Our brief focused on the competitive environment of the EU market and didn’t model export dynamics to countries outside the EU, or the CBAM’s current coverage gaps. Both are worth examining in detail and we support closing legitimate gaps in the CBAM’s scope.

The first point, concerning export competitiveness, is only valid as long as the ongoing legislative process to create a compensation mechanism for exports is not completed. While EU manufacturers can pass through their carbon costs to customers in the EU, they cannot do the same for customers outside the EU. In December 2025, the Commission submitted a legislative proposal for a Temporary Decarbonisation Fund covering 2026-2027, intended to address this gap ahead of a longer-term mechanism. The Council and Parliament will likely strengthen this further to better compensate exporters.

The second point concerns goods that are down the value chain of CBAM-covered goods. EU manufacturers of CBAM-covered goods can raise their prices for EU customers. However, manufacturers will face higher costs without increasing their own selling prices, unless their own downstream goods are covered by the CBAM as well. In December 2025, the Commission proposed to add 180 downstream products to the CBAM’s initial coverage, partly based on a “price push” criterion which reflects the proportion of ETS costs to the value of the products. The Parliament and Council proposed to extend this list even further, which will likely ensure a high rate of cost pass-through for all goods with any significant embedded ETS costs.

Both mechanisms are still moving through the legislative process, and we support their continued development to close these gaps.

Our brief did not model export dynamics to countries outside the EU, or the CBAM’s current coverage gaps. Both gaps identified by Thyssenkrupp are already being addressed by mechanisms in the EU legislative pipeline.
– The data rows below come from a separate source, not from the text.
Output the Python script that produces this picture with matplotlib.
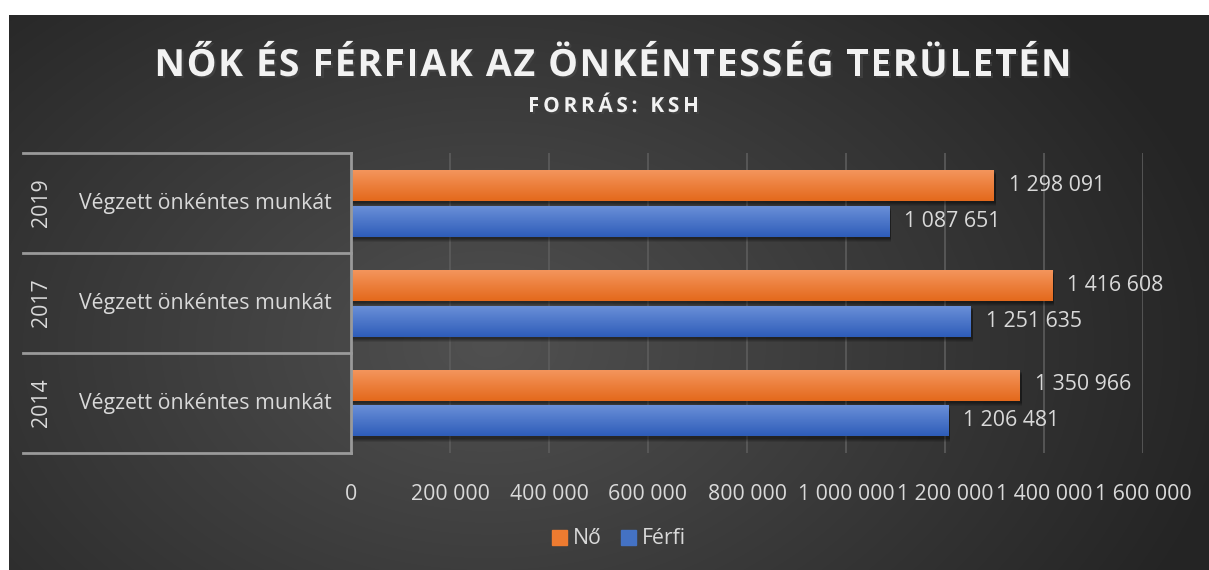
import numpy as np
import matplotlib
matplotlib.use("Agg")
import matplotlib.pyplot as plt
import matplotlib.patheffects as pe
from matplotlib.font_manager import FontProperties
from matplotlib.lines import Line2D
from matplotlib.patches import Patch

# data (bottom to top)
years = ["2014", "2017", "2019"]
category = "Végzett önkéntes munkát"
no_values = [1350966, 1416608, 1298091]
ferfi_values = [1206481, 1251635, 1087651]
series_names = ["Nő", "Férfi"]
xticks = [0, 200000, 400000, 600000, 800000, 1000000, 1200000, 1400000, 1600000]

W, H = 1209, 570
TXT = "#d9d9d9"
LABEL_FONT = "Open Sans"
FS = 15.3


def fmt(v):
    return f"{v:,}".replace(",", " ")


fig = plt.figure(figsize=(W / 100, H / 100), dpi=100, facecolor="white")

# background with radial gradient
bg = fig.add_axes([9 / W, 0, 1 - 9 / W, 1 - 15 / H], zorder=-5)
yy, xx = np.mgrid[0:555, 0:1200]
r = np.sqrt(((xx - 480) / 760.0) ** 2 + ((yy - 330) / 520.0) ** 2)
r = np.clip(r, 0, 1)
c0 = np.array([0x50, 0x50, 0x50]) / 255
c1 = np.array([0x24, 0x24, 0x24]) / 255
img = c0[None, None, :] * (1 - r[..., None]) + c1[None, None, :] * r[..., None]
bg.imshow(img, aspect="auto", interpolation="bilinear")
bg.axis("off")

ax = fig.add_axes([351 / W, 1 - 453 / H, 792 / W, 300 / H])
ax.set_facecolor("none")

y = np.arange(len(years))
h = 0.31
off = 0.18


def grad_bar(yc, v, top, bottom):
    g = np.linspace(0, 1, 50)[:, None, None]
    t = np.array(matplotlib.colors.to_rgb(top))
    b = np.array(matplotlib.colors.to_rgb(bottom))
    arr = t * (1 - g) + b * g
    # soft shadow below the bar
    for k, a in [(0.05, 0.10), (0.04, 0.12), (0.03, 0.15), (0.02, 0.15)]:
        ax.barh(yc - k, v + 4000, h, color="black", alpha=a, zorder=2, lw=0)
    ax.imshow(arr, extent=[0, v, yc - h / 2, yc + h / 2], aspect="auto",
              zorder=3, interpolation="bilinear")


for i in range(len(years)):
    grad_bar(y[i] + off, no_values[i], "#f4955c", "#e4691c")
    grad_bar(y[i] - off, ferfi_values[i], "#6a8fd8", "#2e5db9")
    ax.text(no_values[i] + 15 * 1600000 / 792, y[i] + off, fmt(no_values[i]),
            va="center", ha="left", color=TXT, fontsize=FS, family=LABEL_FONT, zorder=4)
    ax.text(ferfi_values[i] + 15 * 1600000 / 792, y[i] - off, fmt(ferfi_values[i]),
            va="center", ha="left", color=TXT, fontsize=FS, family=LABEL_FONT, zorder=4)

ax.set_xlim(0, 1600000)
ax.set_ylim(-0.5, len(years) - 0.5)
ax.set_xticks(xticks)
ax.set_xticklabels([fmt(t) for t in xticks], color=TXT, fontsize=FS, family=LABEL_FONT)
ax.tick_params(axis="x", length=0, pad=22)
ax.set_yticks([])
ax.grid(axis="x", color="#5c5c5c", lw=1.2, zorder=0)
for s in ["top", "right", "bottom"]:
    ax.spines[s].set_visible(False)
ax.spines["left"].set_color("#9a9a9a")
ax.spines["left"].set_linewidth(2)
ax.spines["left"].set_zorder(5)

# multi-level category axis
tr = ax.get_yaxis_transform()
for b in np.arange(-0.5, len(years), 1.0):
    ax.add_line(Line2D([-0.414, 0], [b, b], transform=tr, color="#9a9a9a",
                       lw=2, clip_on=False, zorder=5))
for i, yr in enumerate(years):
    ax.text(-0.1843, y[i], category, transform=tr, ha="center", va="center",
            color=TXT, fontsize=FS, family=LABEL_FONT)
    ax.text(-0.3914, y[i], yr, transform=tr, ha="center", va="center",
            rotation=90, color=TXT, fontsize=FS, family=LABEL_FONT)

# title with letter spacing
rend = fig.canvas.get_renderer()


def char_w(ch, prop):
    if ch == " ":
        a = rend.get_text_width_height_descent("a a", prop, False)[0]
        b = rend.get_text_width_height_descent("aa", prop, False)[0]
        return a - b
    return rend.get_text_width_height_descent(ch, prop, False)[0]


def spaced_text(s, xc, x_width, y_base, size):
    prop = FontProperties(family="Open Sans", weight="bold", size=size)
    ws = [char_w(ch, prop) for ch in s]
    sp = (x_width - sum(ws)) / (len(s) - 1)
    x = xc - x_width / 2
    for ch, w in zip(s, ws):
        if ch != " ":
            t = fig.text(x / W, 1 - y_base / H, ch, ha="left", va="baseline",
                         fontproperties=prop, color="#f2f2f2")
            t.set_path_effects([pe.SimplePatchShadow(offset=(1.5, -1.5), alpha=0.6),
                                pe.Normal()])
        x += w + sp


spaced_text("NŐK ÉS FÉRFIAK AZ ÖNKÉNTESSÉG TERÜLETÉN", 613, 917, 76, 27)
spaced_text("FORRÁS: KSH", 613.5, 171, 112, 15)

# legend
handles = [Patch(color="#ee7b30"), Patch(color="#4472c4")]
leg = fig.legend(handles, series_names, loc="center", bbox_to_anchor=(619 / W, 1 - 539 / H),
                 ncol=2, frameon=False, handlelength=0.7, handleheight=0.7,
                 handletextpad=0.3, columnspacing=0.9,
                 prop=FontProperties(family=LABEL_FONT, size=FS))
for t in leg.get_texts():
    t.set_color(TXT)

fig.savefig("out.png", dpi=100, facecolor="white")
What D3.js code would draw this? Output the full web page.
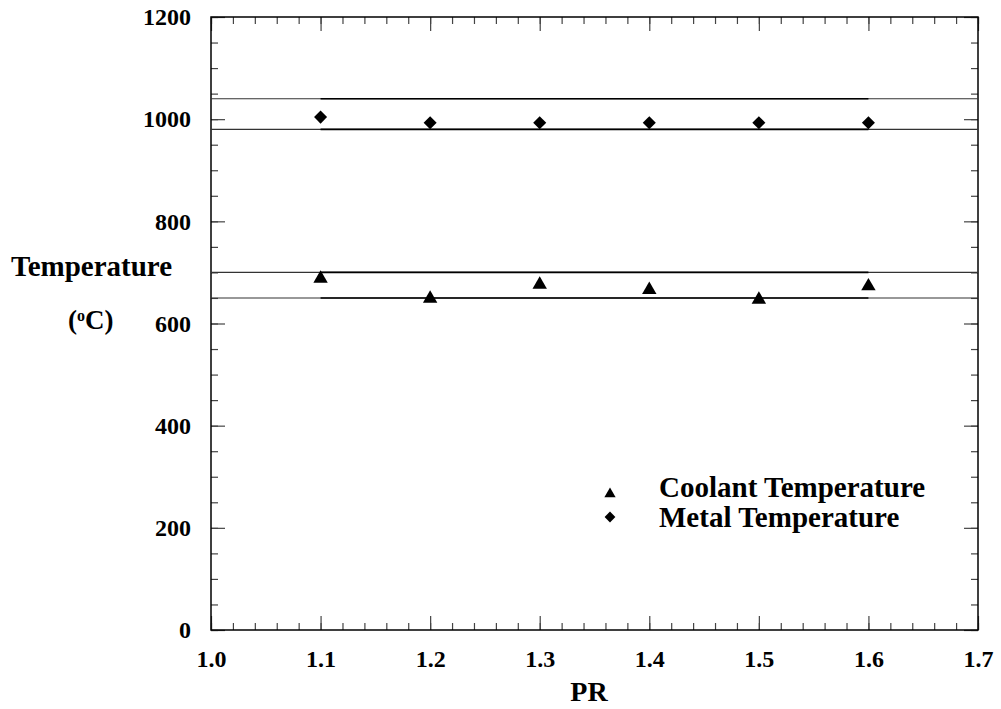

Can ETS gains alone finance the transition to green steel?

Our brief indicated that, for a manufacturer of steel using hydrogen DRI, the net revenues from free allocation minus emissions could reach 25% of the value of steel hot-rolled coils, at today’s market price.

Thyssenkrupp did not dispute this figure but pointed out that these amounts do not make up for the “billions in investments, competitive energy prices, hydrogen availability and customer markets” needed to develop hydrogen steel manufacturing at scale.

We agree. The CBAM and ETS are a source of financing for the green transition. Whether that financing is sufficient on its own is a separate question, one we did not set out to model in our original brief. Increased revenues generated by the combined ETS and CBAM will create a sustainable business case for green steel if allowance prices are high enough and the CBAM prevents carbon leakage. These two conditions require an ambitious ETS cap and effective anti-circumvention measures. We also noted that a growing amount of revenues from the sale of allowances will complement these in the coming years. In contrast, prolonged free allocation for CBAM sectors would slow down the decrease of the cap and reduce the carbon price.

But whether or not these revenues are sufficient is a separate question from the one our brief addressed: whether the ETS is a net benefit or a net cost for steelmakers, and our brief found that the ETS is a net benefit for European steelmakers.